Northag Transport Company, Consisting of an HQ Platoon and four national platoons A British, B Dutch, C Belgium, D German.

In the case of war the headquarters of the 2nd ATAF and NORTHAG would be relocated to the JOC (Joint Operations Center), a bunker complex in the former Cannerberg marl mine in the Maastricht area.

There were two other corps not located on the front lines but associated with NORTHAG. The III French Corps with the 2nd Armoured Division, and 10th Armoured, and 8th Infantry Division began to be more closely associated with the northern part of the Central Front from the late 1970s.

In addition, from the late 1970s the U.S. 3rd Brigade, 2nd Armoured Division was forward deployed at Garlstedt. III (US) Corps was later assigned as a reserve corps. The rest of 2nd Armored Division, along with 1st Cavalry Division, 5th Infantry Division (Mech), 212th Field Artillery Brigade and 3rd Armored Cavalry Regiment were tasked to join NORTHAG through OPERATION REFORGER within days after an outbreak of hostilities. They were to draw their equipment from POMCUS depots in the Netherlands, Belgium and North Rhine-Westphalia. These reinforcements depended upon the air bridge across the Atlantic being opened and the vehicle depots being unharmed or protected from early Soviet action against them.

== Field Operations ==
In the NATO defense plan, NORTHAG was assigned the area between Hamburg and Kassel (North-South) and the German-Dutch, Belgian to the (then) inner-German border to defend against a potential threat from the Warsaw Pact. The locations of NORTHAG forces were accordingly, mostly in this area. In the north the command bordered Allied Forces Northern Europe (AFNORTH) and in the south the Central Army Group (CENTAG).

Under General Sir Nigel Bagnall, NORTHAG tried to reorientate its defensive plans from a static defence to a more mobile approach. By 1986, this plan envisioned the formation of armor-heavy reserves held under army group command.

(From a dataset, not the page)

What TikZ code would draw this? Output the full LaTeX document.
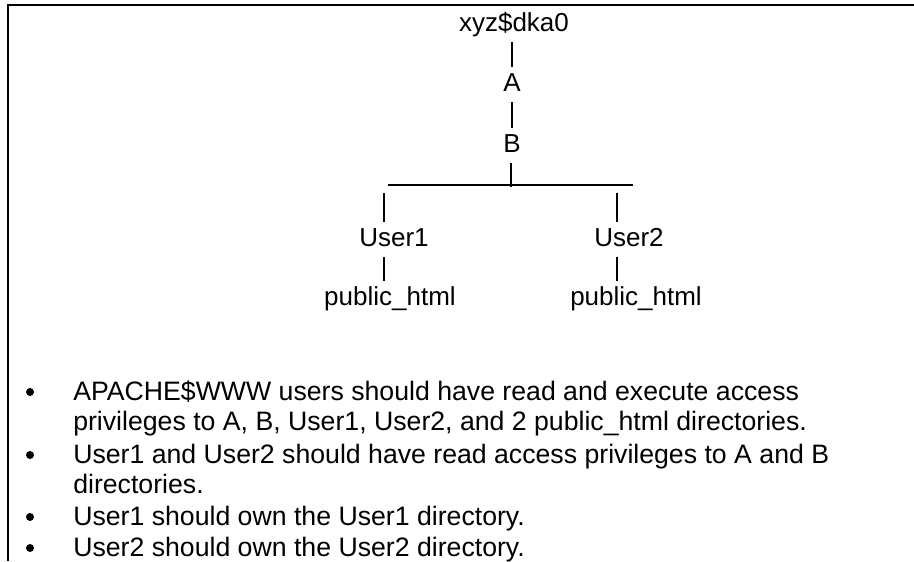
\documentclass[tikz,border=0pt]{standalone}
\usepackage{fontspec}
\setmainfont{Liberation Sans}
\usetikzlibrary{positioning}

\tikzset{
  dir/.style={inner sep=0pt, anchor=base, text height=13.5pt, text depth=3.75pt,
    font=\fontsize{19.5}{22.5}\selectfont},
  bar/.style={line width=1.2pt, shorten <=4.5pt, shorten >=4.5pt},
  item/.style={inner sep=0pt, anchor=base west, align=left,
    font=\fontsize{20}{22.5}\selectfont},
  dot/.style={circle, fill=black, inner sep=0pt, minimum size=6pt}
}

\begin{document}
\begin{tikzpicture}[x=0.75pt,y=-0.75pt]
 \useasboundingbox (0,0) rectangle (914,561);
 \draw[line width=1.6pt] (914,5) -- (8,5) -- (8,561);

 % directory tree
 \node[dir] (root) at (514,31) {xyz\$dka0};
 \node[dir] (dirA) at (512,91) {A};
 \node[dir] (dirB) at (512,152) {B};
 \node[dir] (user1) at (394,246) {User1};
 \node[dir] (user2) at (629,246) {User2};
 \node[dir] (html1) at (390,305) {public\_html};
 \node[dir] (html2) at (636,305) {public\_html};

 \coordinate (fork) at (511,187);
 \coordinate (forkL) at (388,185);
 \coordinate (forkR) at (633,185);
 \coordinate (dropL) at (384,193);
 \coordinate (dropR) at (617,193);

 \draw[bar] (root.south -| dirA) -- (dirA);
 \draw[bar] (dirA) -- (dirB);
 \draw[bar,shorten >=0pt] (dirB.south -| fork) -- (fork);
 \draw[line width=1.2pt] (forkL) -- (forkR);
 \draw[bar,shorten <=0pt] (dropL) -- (dropL |- user1.north);
 \draw[bar,shorten <=0pt] (dropR) -- (dropR |- user2.north);
 \draw[bar] (user1.south -| dropL) -- (html1.north -| dropL);
 \draw[bar] (user2.south -| dropR) -- (html2.north -| dropR);

 % access notes
 \node[dot] (dot1) at (30,392) {};
 \node[dot] (dot2) at (30,455) {};
 \node[dot] (dot3) at (30,517) {};
 \node[dot] (dot4) at (30,548) {};
 \node[item] (item1) at (73,430) {APACHE\$WWW users should have read and execute access\\
   privileges to A, B, User1, User2, and 2 public\_html directories.};
 \node[item] (item2) at (73,493) {User1 and User2 should have read access privileges to A and B\\
   directories.};
 \node[item] (item3) at (73,525) {User1 should own the User1 directory.};
 \node[item] (item4) at (73,556) {User2 should own the User2 directory.};
\end{tikzpicture}
\end{document}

Ground operations relating to the crisis in former Yugoslavia began in late 1992. In November 1992, the United Nations Protection Force in Bosnia-Herzegovina was provided with an operational headquarters drawn from HQ NORTHAG, including a staff of some 100 personnel, equipment, supplies and initial financial support.

== Disbandment ==
On 24 June 1993, the headquarters of NORTHAG and 2 ATAF officially disbanded during a military ceremony. The last commander of NORTHAG was General Sir Charles Guthrie, KCB LVO OBE. The last Chief of Staff was Major General Helmut Willmann, later commander of the Eurocorps.